THE campaign for arguably the most fascinating local election to be fought in Limerick for generations is well and truly under way.
For several weeks now, the Leader has been bringing readers the latest twists and turns as candidates are selected, or in some cases rejected. Some long-standing local representatives are leaving the stage, several of whom have performed admirable service for their communities. It would be unfair to single out some at the expense of others, but suffice to say that a few of those bowing out would have every chance of winning a seat in the joint local authority, while for others the increased difficulty of getting elected in the new and enlarged local areas has perhaps made the decision for them.
Sadly, health issues have also taken a heavy toll and we have seen even the death of one would-be candidate who seemed destined to cause a stir or two, the late and colourful garage owner Mick Daly.
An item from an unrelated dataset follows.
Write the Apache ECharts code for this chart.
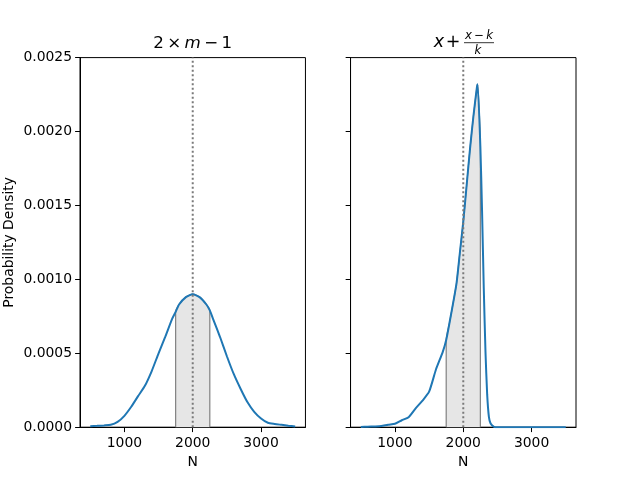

Perhaps the most intriguing aspect of the current clamour to get on the ballot paper is the enduring lure of politics for Limerick people. It seems to matter not a whit that the public’s disenchantment with politicians has reached new levels in these recessionary times. Politics is a drug and when it has you in its grip, resistance is usually futile. It can also, of course, be something of a blood sport. Take the case of the bright young barrister Emmett O’Brien, a leading light in his Pallaskenry community and until recently a Fianna Fail loyalist with his eye on a seat in the Adare Rathkeale local area.
Amid claims of betrayal on the party of the Fianna Fail hierarchy at national level – and following a selection contest that saw him lose out to that wily old campaigner Kevin Sheahan – Mr O’Brien has decided to take the Independent route rather than fold his tent. It is a path often taken and sometimes it leads on to good fortune. In any eventuality, we welcome his decision because each of the new Limerick local areas deserves a list of candidates that offers choice, that boasts proven experience as well as the potential of youth.
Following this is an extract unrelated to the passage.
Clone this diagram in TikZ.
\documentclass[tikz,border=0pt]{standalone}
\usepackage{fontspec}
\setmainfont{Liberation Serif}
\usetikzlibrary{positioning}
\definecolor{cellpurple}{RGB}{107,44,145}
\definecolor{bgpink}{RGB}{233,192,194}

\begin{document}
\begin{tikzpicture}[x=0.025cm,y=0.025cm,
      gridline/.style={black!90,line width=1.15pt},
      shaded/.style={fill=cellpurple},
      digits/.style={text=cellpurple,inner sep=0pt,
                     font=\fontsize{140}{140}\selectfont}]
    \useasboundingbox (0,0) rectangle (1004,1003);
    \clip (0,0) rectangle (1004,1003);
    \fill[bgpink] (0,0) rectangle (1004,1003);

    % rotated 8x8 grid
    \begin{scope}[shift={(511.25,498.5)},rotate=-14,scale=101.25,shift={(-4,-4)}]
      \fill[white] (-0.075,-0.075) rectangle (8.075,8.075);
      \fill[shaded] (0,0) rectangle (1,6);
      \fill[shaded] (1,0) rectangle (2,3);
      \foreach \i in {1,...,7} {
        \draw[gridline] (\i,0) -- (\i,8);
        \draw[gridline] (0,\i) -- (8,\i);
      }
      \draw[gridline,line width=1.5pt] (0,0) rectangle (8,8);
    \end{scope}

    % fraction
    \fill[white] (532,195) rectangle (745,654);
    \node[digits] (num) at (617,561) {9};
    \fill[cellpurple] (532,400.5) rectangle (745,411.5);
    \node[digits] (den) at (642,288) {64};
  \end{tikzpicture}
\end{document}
Thankfuly for those of us who will never take the giant step of putting ourselves before the people, the magical prospect of being given a mandate, of being declared elected by the returning officer, will never lose its appeal locally.
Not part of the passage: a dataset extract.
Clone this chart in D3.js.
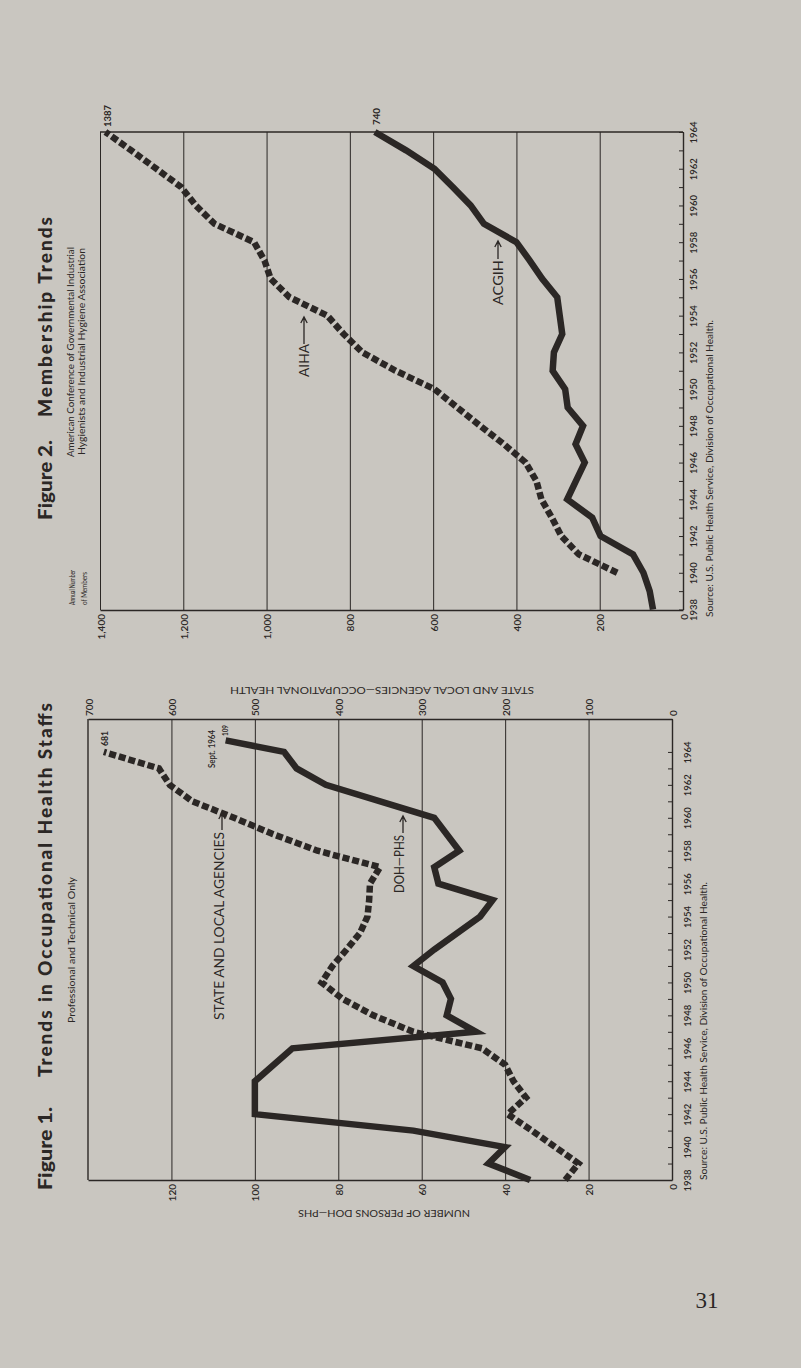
<!DOCTYPE html>
<html>
<head>
<meta charset="utf-8">
<script src="https://cdn.jsdelivr.net/npm/d3@7"></script>
<style>
html,body{margin:0;padding:0;background:#c9c6c0;}
svg{display:block;}
text{font-family:Lato,"Open Sans",sans-serif;fill:#2b2725;}
</style>
</head>
<body>
<svg id="page" width="801" height="1368"></svg>
<script>
// ---------- Figure 2: Membership Trends (annual number of members) ----------
const acgihYears   = [1938,1939,1940,1941,1942,1943,1944,1945,1946,1947,1948,1949,1950,1951,1952,1953,1954,1955,1956,1957,1958,1959,1960,1961,1962,1963,1964];
const acgihMembers = [  72,  80,  95, 120, 198, 218, 278, 257, 236, 258, 240, 277, 283, 313, 310, 290, 296, 302, 338, 368, 400, 478, 510, 553, 597, 665, 740];
const aihaYears    = [1940,1941,1942,1943,1944,1945,1946,1947,1948,1949,1950,1951,1952,1953,1954,1955,1956,1957,1958,1959,1960,1961,1962,1963,1964];
const aihaMembers  = [ 158, 250, 292, 315, 340, 352, 378, 430, 487, 542, 597, 690, 770, 815, 854, 945, 990,1005,1030,1125,1170,1205,1265,1325,1387];
const memberTicks      = [0,200,400,600,800,1000,1200,1400];
const memberTickLabels = ["0","200","400","600","800","1,000","1,200","1,400"];

// ---------- Figure 1: Trends in Occupational Health Staffs ----------
const dohYears   = [1938,1939,1940,1941,1942,1944,1946,1947,1948,1949,1950,1951,1952,1954,1955,1956,1957,1958,1960,1962,1963,1964,1964.7];
const dohPersons = [  34,  44,  40,  62, 100, 100,  91,  47,  54,  53,  55,  62,  57,  46,  43,  56,  57,  51,  57,  83,  90,  93, 107];
const stateYears   = [1938,1939,1940,1941,1942,1943,1944,1945,1946,1947,1948,1949,1950,1951,1952,1953,1954,1955,1956,1957,1958,1959,1960,1961,1962,1963,1964];
const statePersons = [ 128, 112, 140, 168, 197, 175, 190, 200, 228, 310, 358, 395, 420, 407, 390, 374, 365, 363, 362, 350, 425, 478, 525, 575, 602, 615, 681];
const dohTicks   = [0,20,40,60,80,100,120];
const stateTicks = [0,100,200,300,400,500,600,700];

const tickYears  = d3.range(1938, 1965);
const yearLabels = ["1938","1940","1942","1944","1946","1948","1950","1952","1954","1956","1958","1960","1962","1964"];

const INK = "#2b2725";
const svg = d3.select("#page");

// helper: text rotated -90deg (reads bottom-to-top)
function vtext(x, y, str, o) {
  o = o || {};
  const t = svg.append("text")
    .attr("transform", `translate(${x},${y}) rotate(-90)`)
    .attr("text-anchor", o.anchor || "start")
    .attr("dominant-baseline", "central")
    .attr("font-size", o.size || 9)
    .attr("font-weight", o.weight || 400)
    .text(str);
  if (o.len) t.attr("textLength", o.len).attr("lengthAdjust", o.adjust || "spacingAndGlyphs");
  if (o.family) t.style("font-family", o.family);
  return t;
}
function upsideText(x, y, str, o) {
  const t = svg.append("text")
    .attr("transform", `translate(${x},${y}) rotate(180)`)
    .attr("text-anchor", "middle").attr("dominant-baseline", "central")
    .attr("font-size", o.size).attr("font-weight", o.weight || 400).text(str);
  if (o.len) t.attr("textLength", o.len).attr("lengthAdjust", "spacingAndGlyphs");
  return t;
}
function arrowUp(x, y0, y1) {
  svg.append("path")
    .attr("d", `M${x},${y0}V${y1}M${x-3.2},${y1+6}L${x},${y1}L${x+3.2},${y1+6}`)
    .attr("fill", "none").attr("stroke", INK).attr("stroke-width", 1.3);
}
function styleAxis(g) {
  g.selectAll("path.domain").attr("stroke", INK).attr("stroke-width", 1.4);
  g.selectAll(".tick line").attr("stroke", INK).attr("stroke-width", 1);
}
function styleRotLabels(sel, shift, anchor) {
  sel.attr("x", 0).attr("y", 0).attr("dy", null)
    .attr("transform", `translate(0,${shift}) rotate(-90)`)
    .attr("text-anchor", anchor).attr("dominant-baseline", "central")
    .attr("font-size", 10).attr("font-weight", 600).attr("fill", INK)
    .style("font-family", "Lato, sans-serif");
}

// ================= FIGURE 2 =================
const y2 = d3.scaleLinear().domain([1938, 1964]).range([609.5, 132]);
const x2 = d3.scaleLinear().domain([0, 1400]).range([683, 100]);

const gx2 = svg.append("g").attr("transform", "translate(0,610)")
  .call(d3.axisBottom(x2).tickValues(memberTicks)
    .tickFormat((d, i) => memberTickLabels[i])
    .tickSize(-(610 - 132)).tickSizeOuter(0));
gx2.select("path.domain").attr("stroke", INK).attr("stroke-width", 1.5);
gx2.selectAll(".tick line").attr("stroke", INK).attr("stroke-width", 1);
styleRotLabels(gx2.selectAll(".tick text"), 4, "end");
svg.append("line").attr("x1", x2(1400)).attr("x2", x2(0)).attr("y1", y2(1964)).attr("y2", y2(1964))
  .attr("stroke", INK).attr("stroke-width", 1.4);

const gy2 = svg.append("g").attr("transform", `translate(${x2(0)},0)`)
  .call(d3.axisRight(y2).tickValues(tickYears)
    .tickFormat(d => yearLabels.includes(String(d)) ? String(d) : "")
    .tickSizeInner(-4).tickSizeOuter(0));
styleAxis(gy2);
gy2.selectAll(".tick text")
  .attr("x", 0).attr("dy", null)
  .attr("transform", "translate(10.5,0) rotate(-90)")
  .attr("text-anchor", "middle").attr("dominant-baseline", "central")
  .attr("font-size", 9.5).attr("font-weight", 600).attr("fill", INK)
  .style("font-family", "Lato, sans-serif");

const line2 = d3.line().x(d => x2(d[1])).y(d => y2(d[0]));
svg.append("path").datum(acgihYears.map((y, i) => [y, acgihMembers[i]]))
  .attr("d", line2).attr("fill", "none").attr("stroke", INK)
  .attr("stroke-width", 6.5).attr("stroke-linejoin", "miter");
svg.append("path").datum(aihaYears.map((y, i) => [y, aihaMembers[i]]))
  .attr("d", line2).attr("fill", "none").attr("stroke", INK)
  .attr("stroke-width", 6.5).attr("stroke-dasharray", "7,3");

vtext(x2(1387) + 2, 127, "1387", {size: 9, weight: 700, len: 22});
vtext(x2(740) + 2, 125, "740", {size: 9, weight: 700, len: 17});

vtext(304, 377, "AIHA", {size: 13, len: 33});
arrowUp(304, 344, 317);
vtext(498, 305, "ACGIH", {size: 13, len: 45});
arrowUp(498, 259, 241);

vtext(44, 520, "Figure 2.", {size: 19, weight: 900, len: 80});
vtext(44, 417, "Membership  Trends", {size: 19, weight: 900, len: 200, adjust: "spacing"});
vtext(70.5, 457, "American Conference of Governmental Industrial", {size: 8.5, len: 210});
vtext(81.5, 455, "Hygienists and Industrial Hygiene Association", {size: 8.5, len: 207});
vtext(72.5, 605, "Annual Number", {size: 7.5, len: 35});
vtext(84, 605, "of Members", {size: 7.5, len: 33});
vtext(709.5, 617, "Source: U.S. Public Health Service, Division of Occupational Health.", {size: 9.5, len: 297});

// ================= FIGURE 1 =================
const y1 = d3.scaleLinear().domain([1938, 1966]).range([1180, 719]);
const xDoh = d3.scaleLinear().domain([0, 140]).range([672, 88]);
const xState = d3.scaleLinear().domain([0, 700]).range([672, 88]);

const gx1 = svg.append("g").attr("transform", "translate(0,1180)")
  .call(d3.axisBottom(xDoh).tickValues(dohTicks)
    .tickSize(-(1180 - 719)).tickSizeOuter(0));
gx1.select("path.domain").attr("stroke", INK).attr("stroke-width", 1.5);
gx1.selectAll(".tick line").attr("stroke", INK).attr("stroke-width", 1);
styleRotLabels(gx1.selectAll(".tick text"), 4, "end");

const gs1 = svg.append("g").attr("transform", "translate(0,719)")
  .call(d3.axisTop(xState).tickValues(stateTicks).tickSize(0).tickSizeOuter(0));
gs1.select("path.domain").attr("stroke", INK).attr("stroke-width", 1.4);
styleRotLabels(gs1.selectAll(".tick text"), -3, "start");
svg.append("line").attr("x1", xDoh(140)).attr("x2", xDoh(140)).attr("y1", 719).attr("y2", 1180)
  .attr("stroke", INK).attr("stroke-width", 1.4);

const gy1 = svg.append("g").attr("transform", `translate(${xDoh(0)},0)`)
  .call(d3.axisRight(y1).tickValues(tickYears)
    .tickFormat(d => yearLabels.includes(String(d)) ? String(d) : "")
    .tickSizeInner(-4).tickSizeOuter(0));
styleAxis(gy1);
gy1.selectAll(".tick text")
  .attr("x", 0).attr("dy", null)
  .attr("transform", "translate(15,0) rotate(-90)")
  .attr("text-anchor", "middle").attr("dominant-baseline", "central")
  .attr("font-size", 9.5).attr("font-weight", 600).attr("fill", INK)
  .style("font-family", "Lato, sans-serif");

const lineDoh = d3.line().x(d => xDoh(d[1])).y(d => y1(d[0]));
const lineState = d3.line().x(d => xState(d[1])).y(d => y1(d[0]));
svg.append("path").datum(stateYears.map((y, i) => [y, statePersons[i]]))
  .attr("d", lineState).attr("fill", "none").attr("stroke", INK)
  .attr("stroke-width", 6.5).attr("stroke-dasharray", "7,3");
svg.append("path").datum(dohYears.map((y, i) => [y, dohPersons[i]]))
  .attr("d", lineDoh).attr("fill", "none").attr("stroke", INK)
  .attr("stroke-width", 6.5).attr("stroke-linejoin", "miter");

vtext(105, 746, "681", {size: 8.5, weight: 700, len: 15});
vtext(212, 768, "Sept. 1964", {size: 8.5, weight: 600, len: 38});
vtext(225, 736, "109", {size: 7.5, weight: 700, len: 11});

vtext(219, 1020, "STATE AND LOCAL AGENCIES", {size: 13, len: 188});
arrowUp(222, 830, 813);
vtext(399, 893, "DOH\u2014PHS", {size: 13, len: 58});
arrowUp(403, 833, 816);

upsideText(384, 1213, "NUMBER OF PERSONS DOH\u2014PHS", {size: 8.5, len: 172});
upsideText(382, 690, "STATE AND LOCAL AGENCIES\u2014OCCUPATIONAL HEALTH", {size: 8.5, len: 304});

vtext(44, 1190, "Figure 1.", {size: 19, weight: 900, len: 83});
vtext(44, 1077, "Trends  in  Occupational  Health  Staffs", {size: 19, weight: 900, len: 374, adjust: "spacing"});
vtext(72, 1023, "Professional and Technical Only", {size: 8.5, len: 146});
vtext(703, 1180, "Source: U.S. Public Health Service, Division of Occupational Health.", {size: 9.5, len: 298});

svg.append("text").attr("x", 707).attr("y", 1308).attr("text-anchor", "middle")
  .attr("font-size", 23).style("font-family", "'Liberation Serif','DejaVu Serif',serif")
  .text("31");
</script>
</body>
</html>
Nor should it, because while some local councillors elected last time around have made a meagre contribution to public life, the opportunity presented by the all-Limerick authority demands that high-quality individuals put themselves forward. The next five years will be absolutely critical in determining whether the tangible but still modest improvements Limerick has seen in recent times are not just sustained, but are brought to a new level. In particular, the recovery of the city centre – a topic with which readers of this column will be deeply familiar – must take precedence.
Candidates who can see this bigger picture, while also working hard in the interests of communities which may be a long way from Limerick city – deserve be favourably considered when the time comes to put a No 1 vote on that ballot paper.